Ease of self-expression, now apparent on the Internet through the popularity of such websites as MySpace and YouTube, is generating massive amounts of original content. Critics of this tremendous increase in creativity and public opinion complain about the dilution of reliable quality content on the Internet. Many social networks, however, naturally weed out undesirable content, and promote popular, well referenced content to the top of searches. In Web 2.0, popular content emerges at the top of searches via a user-generated ranking system that determines the positioning of articles by the number of user votes it receives. This model was made most popular by Digg.com, which joins several other community-based popularity websites, such as Slashdot.com and Reddit.com, in providing a user edited resource for finding news stories, blog entries, and other websites. In Web 2.0, up to date reliable content is produced by the editing abilities of the wiki. Wikipedia, the Internet’s user written and edited encyclopedia, boasts an accuracy level not far from the widely accepted Encyclopedia Britannica. In a study that compared forty-two science entries in both resources, Wikipedia had only four inaccuracies per entry compared to Britannica’s three.

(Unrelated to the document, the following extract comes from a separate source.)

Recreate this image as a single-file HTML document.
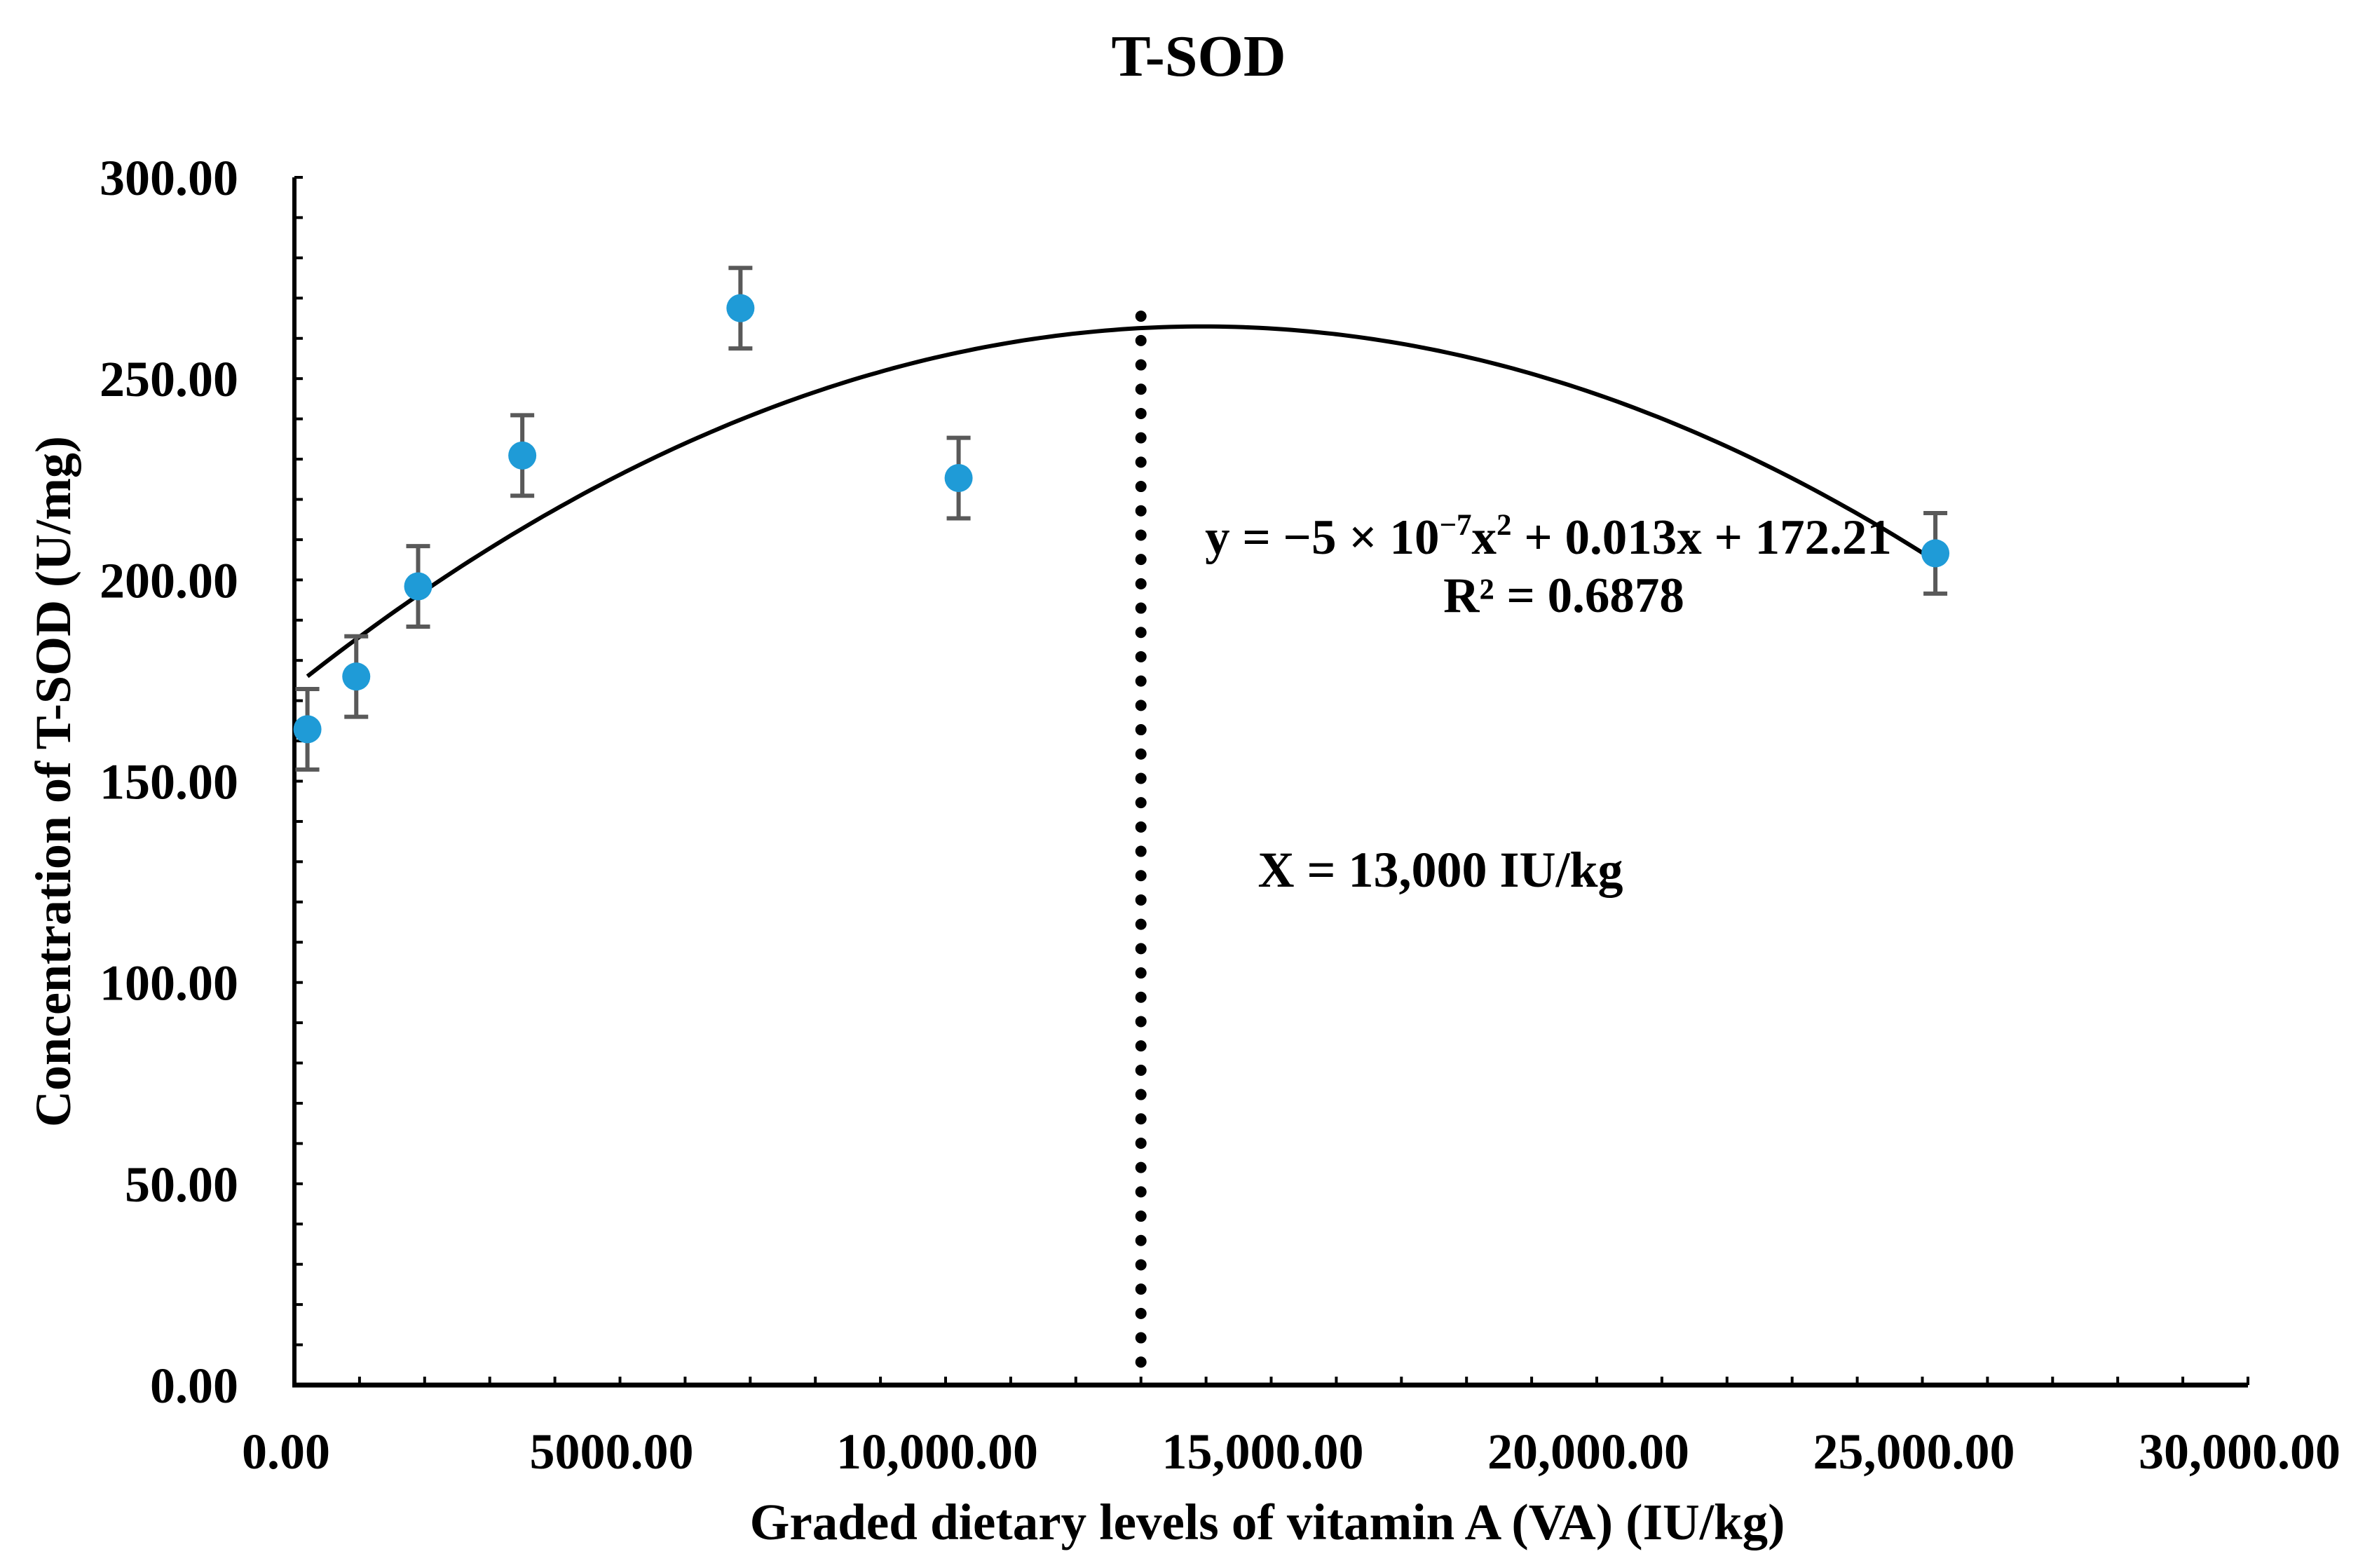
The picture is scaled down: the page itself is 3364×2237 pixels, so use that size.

Social network websites in the new Internet also have a way of allowing like-minded people to find each other’s favorite content through a system called social bookmarking. Del.icio.us.com is the most popular example of a social bookmarking website. This system of classification, known as folksonomy, involves users assigning labels, or tags, in the form of keywords, to content on the web. Through this collaborative form of tagging, web content becomes grouped by recognizable categories. Continuous tagging and creation of categories by users increases the content’s ability to be searched by a wider range of people. This social phenomenon happens “because stable patterns emerge in tag proportions [allowing] minority opinions [to] coexist alongside extremely popular ones without disrupting the nearly stable consensus choices made by many users.” Such websites are considered “social” because of the nature in which users’ bookmarks’ are publicly shared for other users to browse and discover what people find interesting.